GIVEN REQUEST: Nothing in the data should change when you return it, but leave the pictures out.

** start of COLLECTED MATERIAL **

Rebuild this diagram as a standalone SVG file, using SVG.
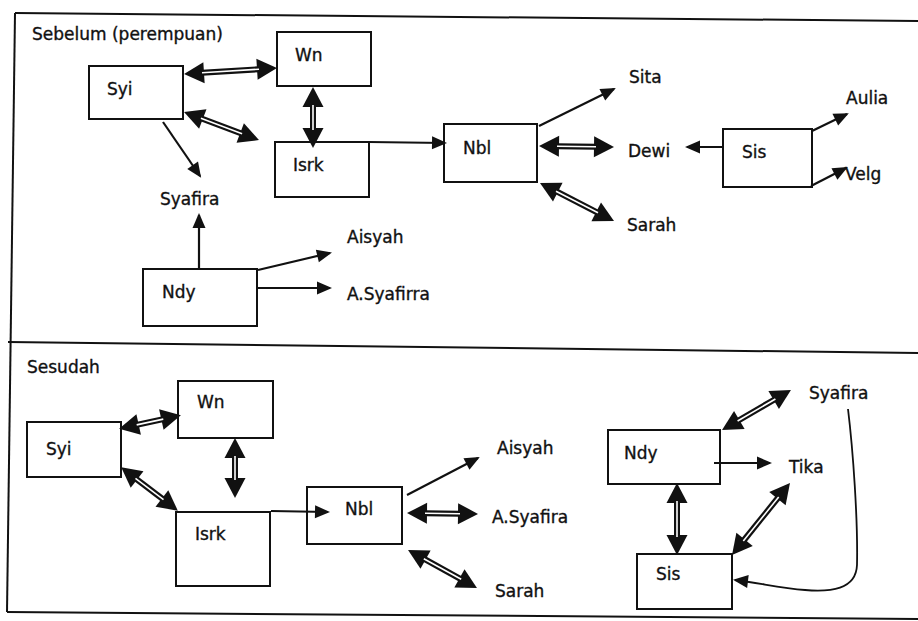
<svg xmlns="http://www.w3.org/2000/svg" width="918" height="621" viewBox="0 0 918 621">
<style>
  text { font-family: "DejaVu Sans", "Liberation Sans", sans-serif; font-size: 17px; fill: #111; stroke: #111; stroke-width: 0.35; }
  .box { fill: none; stroke: #111; stroke-width: 2; }
  .frame { fill: none; stroke: #111; stroke-width: 2; }
  .one { fill: none; stroke: #111; stroke-width: 2.2; marker-end: url(#sm); }
  .dbl { fill: none; stroke: #111; stroke-width: 6; marker-start: url(#bg); marker-end: url(#bg); }
  .dblw { fill: none; stroke: #fff; stroke-width: 1.6; }
  .curve { fill: none; stroke: #111; stroke-width: 1.8; marker-end: url(#sm); }
</style>
<defs>
  <marker id="sm" markerUnits="userSpaceOnUse" markerWidth="16" markerHeight="14" refX="13" refY="6.5" orient="auto" overflow="visible">
    <path d="M0,0 L15,6.5 L0,13 z" fill="#111"/>
  </marker>
  <marker id="bg" markerUnits="userSpaceOnUse" markerWidth="21" markerHeight="22" refX="2" refY="10.5" orient="auto-start-reverse" overflow="visible">
    <path d="M0,0 L20,10.5 L0,21 z" fill="#111"/>
  </marker>
</defs>
<rect width="918" height="621" fill="#fff"/>

<g id="frame">
  <line class="frame" x1="15" y1="13" x2="918" y2="21"/>
  <line class="frame" x1="15" y1="13" x2="7" y2="612"/>
  <line class="frame" x1="8" y1="342" x2="918" y2="353"/>
  <line class="frame" x1="7" y1="612" x2="918" y2="619"/>
  <text x="32" y="40">Sebelum (perempuan)</text>
  <text x="27" y="373">Sesudah</text>
</g>

<g id="connectors">
  <!-- Sebelum -->
  <line class="dbl" x1="202" y1="72.8" x2="259" y2="69.2"/><line class="dblw" x1="202" y1="72.8" x2="259" y2="69.2"/>
  <line class="dbl" x1="200.9" y1="118.3" x2="242.1" y2="133.7"/><line class="dblw" x1="200.9" y1="118.3" x2="242.1" y2="133.7"/>
  <line class="dbl" x1="313" y1="105" x2="313" y2="130"/><line class="dblw" x1="313" y1="105" x2="313" y2="130"/>
  <line class="dbl" x1="557" y1="146.2" x2="596" y2="146.8"/><line class="dblw" x1="557" y1="146.2" x2="596" y2="146.8"/>
  <line class="dbl" x1="556" y1="191.2" x2="598" y2="212.8"/><line class="dblw" x1="556" y1="191.2" x2="598" y2="212.8"/>
  <line class="one" x1="539" y1="126" x2="614" y2="89"/>
  <line class="one" x1="723" y1="147" x2="687" y2="147"/>
  <line class="one" x1="812" y1="131" x2="847" y2="114"/>
  <line class="one" x1="811" y1="186" x2="846" y2="168"/>
  <line class="one" x1="163" y1="122" x2="200" y2="176"/>
  <line class="one" x1="369" y1="142" x2="445" y2="143"/>
  <line class="one" x1="199" y1="268" x2="199" y2="215"/>
  <line class="one" x1="258" y1="270" x2="330" y2="253"/>
  <line class="one" x1="257" y1="288" x2="330" y2="288"/>
  <!-- Sesudah -->
  <line class="dbl" x1="136.7" y1="424.9" x2="163.3" y2="419.1"/><line class="dblw" x1="136.7" y1="424.9" x2="163.3" y2="419.1"/>
  <line class="dbl" x1="135.5" y1="478.3" x2="163.5" y2="499.7"/><line class="dblw" x1="135.5" y1="478.3" x2="163.5" y2="499.7"/>
  <line class="dbl" x1="235" y1="456" x2="235" y2="480"/><line class="dblw" x1="235" y1="456" x2="235" y2="480"/>
  <line class="dbl" x1="425" y1="513.3" x2="460" y2="513.7"/><line class="dblw" x1="425" y1="513.3" x2="460" y2="513.7"/>
  <line class="dbl" x1="423.8" y1="558.7" x2="461.2" y2="579.3"/><line class="dblw" x1="423.8" y1="558.7" x2="461.2" y2="579.3"/>
  <line class="dbl" x1="737.6" y1="421" x2="775.4" y2="399"/><line class="dblw" x1="737.6" y1="421" x2="775.4" y2="399"/>
  <line class="dbl" x1="677" y1="501" x2="677" y2="537"/><line class="dblw" x1="677" y1="501" x2="677" y2="537"/>
  <line class="dbl" x1="778.7" y1="497" x2="743.3" y2="541"/><line class="dblw" x1="778.7" y1="497" x2="743.3" y2="541"/>
  <line class="one" x1="271" y1="511" x2="328" y2="512"/>
  <line class="one" x1="407" y1="495" x2="478" y2="458"/>
  <line class="one" x1="714" y1="463" x2="770" y2="463"/>
  <path class="curve" d="M848,409 C853,450 858,520 857,565 C856,590 830,592 805,590 C780,588 760,583 735,580"/>
</g>

<g id="n-syi1"><rect class="box" x="89" y="66" width="94" height="53"/><text x="107" y="95">Syi</text></g>
<g id="n-wn1"><rect class="box" x="277" y="32" width="94" height="54"/><text x="295" y="61">Wn</text></g>
<g id="n-isrk1"><rect class="box" x="275" y="142" width="94" height="55"/><text x="293" y="171">Isrk</text></g>
<g id="n-nbl1"><rect class="box" x="444" y="124" width="93" height="58"/><text x="463" y="154">Nbl</text></g>
<g id="n-sis1"><rect class="box" x="723" y="129" width="89" height="58"/><text x="742" y="158">Sis</text></g>
<g id="n-ndy1"><rect class="box" x="143" y="269" width="114" height="57"/><text x="162" y="298">Ndy</text></g>
<g id="n-sita1"><text x="629" y="83">Sita</text></g>
<g id="n-dewi1"><text x="628" y="157">Dewi</text></g>
<g id="n-sarah1"><text x="627" y="231">Sarah</text></g>
<g id="n-aulia1"><text x="846" y="104">Aulia</text></g>
<g id="n-velg1"><text x="845" y="180">Velg</text></g>
<g id="n-syafira1"><text x="160" y="205">Syafira</text></g>
<g id="n-aisyah1"><text x="347" y="243">Aisyah</text></g>
<g id="n-asyafirra1"><text x="347" y="300">A.Syafirra</text></g>

<g id="n-wn2"><rect class="box" x="178" y="381" width="95" height="57"/><text x="197" y="408">Wn</text></g>
<g id="n-syi2"><rect class="box" x="27" y="422" width="94" height="55"/><text x="46" y="455">Syi</text></g>
<g id="n-isrk2"><rect class="box" x="176" y="512" width="94" height="74"/><text x="195" y="540">Isrk</text></g>
<g id="n-nbl2"><rect class="box" x="307" y="487" width="95" height="57"/><text x="345" y="515">Nbl</text></g>
<g id="n-ndy2"><rect class="box" x="608" y="430" width="112" height="54"/><text x="624" y="459">Ndy</text></g>
<g id="n-sis2"><rect class="box" x="637" y="554" width="95" height="55"/><text x="656" y="580">Sis</text></g>
<g id="n-aisyah2"><text x="497" y="454">Aisyah</text></g>
<g id="n-asyafira2"><text x="492" y="523">A.Syafira</text></g>
<g id="n-sarah2"><text x="495" y="597">Sarah</text></g>
<g id="n-syafira2"><text x="809" y="399">Syafira</text></g>
<g id="n-tika2"><text x="789" y="473">Tika</text></g>
</svg>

** end of COLLECTED MATERIAL **

TASK RESULT:
Rebuild this diagram as a standalone SVG file, using SVG.
<svg xmlns="http://www.w3.org/2000/svg" width="918" height="621" viewBox="0 0 918 621">
<style>
  text { font-family: "DejaVu Sans", "Liberation Sans", sans-serif; font-size: 17px; fill: #111; stroke: #111; stroke-width: 0.35; }
  .box { fill: none; stroke: #111; stroke-width: 2; }
  .frame { fill: none; stroke: #111; stroke-width: 2; }
  .one { fill: none; stroke: #111; stroke-width: 2.2; marker-end: url(#sm); }
  .dbl { fill: none; stroke: #111; stroke-width: 6; marker-start: url(#bg); marker-end: url(#bg); }
  .dblw { fill: none; stroke: #fff; stroke-width: 1.6; }
  .curve { fill: none; stroke: #111; stroke-width: 1.8; marker-end: url(#sm); }
</style>
<defs>
  <marker id="sm" markerUnits="userSpaceOnUse" markerWidth="16" markerHeight="14" refX="13" refY="6.5" orient="auto" overflow="visible">
    <path d="M0,0 L15,6.5 L0,13 z" fill="#111"/>
  </marker>
  <marker id="bg" markerUnits="userSpaceOnUse" markerWidth="21" markerHeight="22" refX="2" refY="10.5" orient="auto-start-reverse" overflow="visible">
    <path d="M0,0 L20,10.5 L0,21 z" fill="#111"/>
  </marker>
</defs>
<rect width="918" height="621" fill="#fff"/>

<g id="frame">
  <line class="frame" x1="15" y1="13" x2="918" y2="21"/>
  <line class="frame" x1="15" y1="13" x2="7" y2="612"/>
  <line class="frame" x1="8" y1="342" x2="918" y2="353"/>
  <line class="frame" x1="7" y1="612" x2="918" y2="619"/>
  <text x="32" y="40">Sebelum (perempuan)</text>
  <text x="27" y="373">Sesudah</text>
</g>

<g id="connectors">
  <!-- Sebelum -->
  <line class="dbl" x1="202" y1="72.8" x2="259" y2="69.2"/><line class="dblw" x1="202" y1="72.8" x2="259" y2="69.2"/>
  <line class="dbl" x1="200.9" y1="118.3" x2="242.1" y2="133.7"/><line class="dblw" x1="200.9" y1="118.3" x2="242.1" y2="133.7"/>
  <line class="dbl" x1="313" y1="105" x2="313" y2="130"/><line class="dblw" x1="313" y1="105" x2="313" y2="130"/>
  <line class="dbl" x1="557" y1="146.2" x2="596" y2="146.8"/><line class="dblw" x1="557" y1="146.2" x2="596" y2="146.8"/>
  <line class="dbl" x1="556" y1="191.2" x2="598" y2="212.8"/><line class="dblw" x1="556" y1="191.2" x2="598" y2="212.8"/>
  <line class="one" x1="539" y1="126" x2="614" y2="89"/>
  <line class="one" x1="723" y1="147" x2="687" y2="147"/>
  <line class="one" x1="812" y1="131" x2="847" y2="114"/>
  <line class="one" x1="811" y1="186" x2="846" y2="168"/>
  <line class="one" x1="163" y1="122" x2="200" y2="176"/>
  <line class="one" x1="369" y1="142" x2="445" y2="143"/>
  <line class="one" x1="199" y1="268" x2="199" y2="215"/>
  <line class="one" x1="258" y1="270" x2="330" y2="253"/>
  <line class="one" x1="257" y1="288" x2="330" y2="288"/>
  <!-- Sesudah -->
  <line class="dbl" x1="136.7" y1="424.9" x2="163.3" y2="419.1"/><line class="dblw" x1="136.7" y1="424.9" x2="163.3" y2="419.1"/>
  <line class="dbl" x1="135.5" y1="478.3" x2="163.5" y2="499.7"/><line class="dblw" x1="135.5" y1="478.3" x2="163.5" y2="499.7"/>
  <line class="dbl" x1="235" y1="456" x2="235" y2="480"/><line class="dblw" x1="235" y1="456" x2="235" y2="480"/>
  <line class="dbl" x1="425" y1="513.3" x2="460" y2="513.7"/><line class="dblw" x1="425" y1="513.3" x2="460" y2="513.7"/>
  <line class="dbl" x1="423.8" y1="558.7" x2="461.2" y2="579.3"/><line class="dblw" x1="423.8" y1="558.7" x2="461.2" y2="579.3"/>
  <line class="dbl" x1="737.6" y1="421" x2="775.4" y2="399"/><line class="dblw" x1="737.6" y1="421" x2="775.4" y2="399"/>
  <line class="dbl" x1="677" y1="501" x2="677" y2="537"/><line class="dblw" x1="677" y1="501" x2="677" y2="537"/>
  <line class="dbl" x1="778.7" y1="497" x2="743.3" y2="541"/><line class="dblw" x1="778.7" y1="497" x2="743.3" y2="541"/>
  <line class="one" x1="271" y1="511" x2="328" y2="512"/>
  <line class="one" x1="407" y1="495" x2="478" y2="458"/>
  <line class="one" x1="714" y1="463" x2="770" y2="463"/>
  <path class="curve" d="M848,409 C853,450 858,520 857,565 C856,590 830,592 805,590 C780,588 760,583 735,580"/>
</g>

<g id="n-syi1"><rect class="box" x="89" y="66" width="94" height="53"/><text x="107" y="95">Syi</text></g>
<g id="n-wn1"><rect class="box" x="277" y="32" width="94" height="54"/><text x="295" y="61">Wn</text></g>
<g id="n-isrk1"><rect class="box" x="275" y="142" width="94" height="55"/><text x="293" y="171">Isrk</text></g>
<g id="n-nbl1"><rect class="box" x="444" y="124" width="93" height="58"/><text x="463" y="154">Nbl</text></g>
<g id="n-sis1"><rect class="box" x="723" y="129" width="89" height="58"/><text x="742" y="158">Sis</text></g>
<g id="n-ndy1"><rect class="box" x="143" y="269" width="114" height="57"/><text x="162" y="298">Ndy</text></g>
<g id="n-sita1"><text x="629" y="83">Sita</text></g>
<g id="n-dewi1"><text x="628" y="157">Dewi</text></g>
<g id="n-sarah1"><text x="627" y="231">Sarah</text></g>
<g id="n-aulia1"><text x="846" y="104">Aulia</text></g>
<g id="n-velg1"><text x="845" y="180">Velg</text></g>
<g id="n-syafira1"><text x="160" y="205">Syafira</text></g>
<g id="n-aisyah1"><text x="347" y="243">Aisyah</text></g>
<g id="n-asyafirra1"><text x="347" y="300">A.Syafirra</text></g>

<g id="n-wn2"><rect class="box" x="178" y="381" width="95" height="57"/><text x="197" y="408">Wn</text></g>
<g id="n-syi2"><rect class="box" x="27" y="422" width="94" height="55"/><text x="46" y="455">Syi</text></g>
<g id="n-isrk2"><rect class="box" x="176" y="512" width="94" height="74"/><text x="195" y="540">Isrk</text></g>
<g id="n-nbl2"><rect class="box" x="307" y="487" width="95" height="57"/><text x="345" y="515">Nbl</text></g>
<g id="n-ndy2"><rect class="box" x="608" y="430" width="112" height="54"/><text x="624" y="459">Ndy</text></g>
<g id="n-sis2"><rect class="box" x="637" y="554" width="95" height="55"/><text x="656" y="580">Sis</text></g>
<g id="n-aisyah2"><text x="497" y="454">Aisyah</text></g>
<g id="n-asyafira2"><text x="492" y="523">A.Syafira</text></g>
<g id="n-sarah2"><text x="495" y="597">Sarah</text></g>
<g id="n-syafira2"><text x="809" y="399">Syafira</text></g>
<g id="n-tika2"><text x="789" y="473">Tika</text></g>
</svg>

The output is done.